One reason why European rulers are so keen on the euro is that it is meant to unite individual European economies into a larger bloc. But why does size matter?
Capitalism evolves through a cycle of recurring crises. At the end of each cycle the global economy emerges organised around successively larger units of capital.
Go back 200 years and a typical capitalist firm would involve a couple of factories owned by a family.
But by the middle of the 20th century firms were beginning to outgrow their national states.
Countries were too small to provide a domestic market or adequately represent corporate interests at a global level.
That is why regional blocs became so crucial for capitalists in small but industrially developed countries.

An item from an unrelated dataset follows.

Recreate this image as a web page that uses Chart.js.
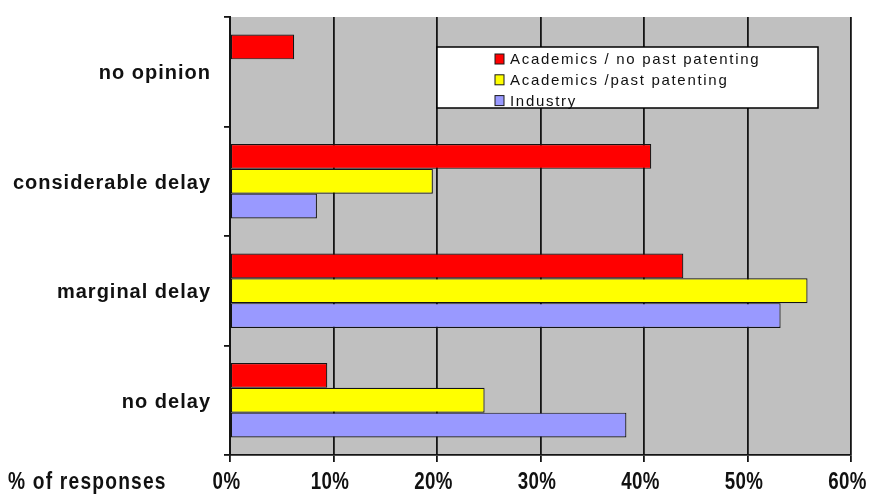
<!DOCTYPE html>
<html>
<head>
<meta charset="utf-8">
<script src="https://cdn.jsdelivr.net/npm/chart.js@4"></script>
<style>
  html, body { margin: 0; padding: 0; background: #ffffff; }
  #wrap { width: 870px; height: 498px; }
</style>
</head>
<body>
<div id="wrap"><canvas id="chart" width="870" height="498"></canvas></div>
<script>
// Delay categories, top to bottom
const categories = ['no opinion', 'considerable delay', 'marginal delay', 'no delay'];

// Share of responses (%) per group
const academicsNoPast = [6.2, 40.7, 43.8, 9.4];
const academicsPast   = [null, 19.6, 55.8, 24.6];
const industry        = [null, 8.4, 53.2, 38.3];

const seriesNames = ['Academics / no past patenting', 'Academics /past patenting', 'Industry'];
const xTicks = [0, 10, 20, 30, 40, 50, 60];
const axisTitle = '% of responses';

const colors = ['#ff0000', '#ffff00', '#9999ff'];
const sansFont = "'Liberation Sans', Arial, sans-serif";

// grey plotting area
const plotBackground = {
  id: 'plotBackground',
  beforeDraw(chart) {
    const { ctx, chartArea: a } = chart;
    ctx.save();
    ctx.fillStyle = '#c0c0c0';
    ctx.fillRect(a.left, a.top, a.right - a.left, a.bottom - a.top);
    ctx.restore();
  }
};

// condensed bold text, drawn with a horizontal squeeze
function narrowText(ctx, text, x, y, align, squeeze, spacing) {
  ctx.save();
  ctx.font = 'bold 24px ' + sansFont;
  ctx.letterSpacing = spacing + 'px';
  ctx.fillStyle = '#111111';
  ctx.textBaseline = 'alphabetic';
  ctx.textAlign = 'left';
  const w = ctx.measureText(text).width * squeeze;
  let left = x;
  if (align === 'center') left = x - w / 2;
  ctx.translate(left, y);
  ctx.scale(squeeze, 1);
  ctx.fillText(text, 0, 0);
  ctx.restore();
}

// axis labels for both scales, placed through the scales themselves
const axisLabels = {
  id: 'axisLabels',
  afterDraw(chart) {
    const { ctx } = chart;
    const xs = chart.scales.x, ys = chart.scales.y;

    ctx.save();
    ctx.font = 'bold 20px ' + sansFont;
    ctx.letterSpacing = '1px';
    ctx.fillStyle = '#111111';
    ctx.textAlign = 'right';
    ctx.textBaseline = 'middle';
    categories.forEach((c, i) => {
      ctx.fillText(c, ys.left + ys.width - 19, ys.getPixelForValue(i) + 2);
    });
    ctx.restore();

    const base = xs.bottom - 9;
    xTicks.forEach(v => {
      narrowText(ctx, v + '%', xs.getPixelForValue(v) - 3.5, base, 'center', 0.78, 0.5);
    });
    narrowText(ctx, axisTitle, 8, base, 'left', 0.8, 1.5);
  }
};

// boxed legend inside the plot
const boxedLegend = {
  id: 'boxedLegend',
  afterDraw(chart) {
    const { ctx } = chart;
    const x0 = 437, y0 = 47, w = 381, h = 61;
    ctx.save();
    ctx.fillStyle = '#ffffff';
    ctx.fillRect(x0, y0, w, h);
    ctx.strokeStyle = '#000000';
    ctx.lineWidth = 1.5;
    ctx.strokeRect(x0, y0, w, h);
    ctx.font = '15px ' + sansFont;
    ctx.letterSpacing = '1.7px';
    ctx.textBaseline = 'middle';
    chart.data.datasets.forEach((ds, i) => {
      const cy = 59 + i * 20.8;
      ctx.fillStyle = ds.backgroundColor;
      ctx.fillRect(495, cy - 5, 9, 10);
      ctx.strokeStyle = '#1a1a1a';
      ctx.lineWidth = 1;
      ctx.strokeRect(495, cy - 5, 9, 10);
      ctx.fillStyle = '#111111';
      ctx.fillText(ds.label, 510, cy + 1);
    });
    ctx.restore();
  }
};

new Chart(document.getElementById('chart'), {
  type: 'bar',
  data: {
    labels: categories,
    datasets: [
      { label: seriesNames[0], data: academicsNoPast, backgroundColor: colors[0] },
      { label: seriesNames[1], data: academicsPast, backgroundColor: colors[1] },
      { label: seriesNames[2], data: industry, backgroundColor: colors[2] }
    ]
  },
  options: {
    indexAxis: 'y',
    responsive: false,
    animation: false,
    layout: { padding: { top: 17, right: 19, left: 0, bottom: 0 } },
    datasets: {
      bar: {
        borderColor: '#141414',
        borderWidth: 1.2,
        borderSkipped: false,
        barPercentage: 1.0,
        categoryPercentage: 0.68
      }
    },
    plugins: {
      legend: { display: false },
      tooltip: { enabled: false }
    },
    scales: {
      x: {
        min: 0,
        max: 60,
        afterFit(scale) { scale.height = 43; },
        afterBuildTicks(scale) { scale.ticks = xTicks.map(v => ({ value: v })); },
        ticks: { display: false },
        grid: {
          color: '#141414',
          lineWidth: 1.8,
          drawTicks: true,
          tickLength: 7,
          tickColor: '#141414'
        },
        border: { display: true, color: '#141414', width: 1.8 }
      },
      y: {
        afterFit(scale) { scale.width = 230; },
        ticks: { display: false },
        grid: {
          offset: true,
          drawOnChartArea: false,
          drawTicks: true,
          tickLength: 6,
          tickColor: '#141414',
          lineWidth: 1.8
        },
        border: { display: true, color: '#141414', width: 2 }
      }
    }
  },
  plugins: [plotBackground, axisLabels, boxedLegend]
});
</script>
</body>
</html>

The European Union and the single currency are one manifestation of this. The Asean pact in South East Asia is another, as are South American regional blocs such as Mercosur.
This concentration of capital is part of a wider destructive cycle. Every boom creates conditions for a bust. Markets become saturated with goods and profit rates decline until it is more profitable to sit on money than invest it. The economy stagnates and firms collapse.
For ordinary people these downturns bring misery and despair. But for bosses they sow the seeds for eventual recovery.
Once enough capital has been destroyed or devalued the surviving capitalists can start again, cannibalising the remains of their former competitors.
With each recovery the economy is concentrated in fewer hands. Eventually units of capital become “too big to fail”. And when they do go bust, they drag whole economies down with them.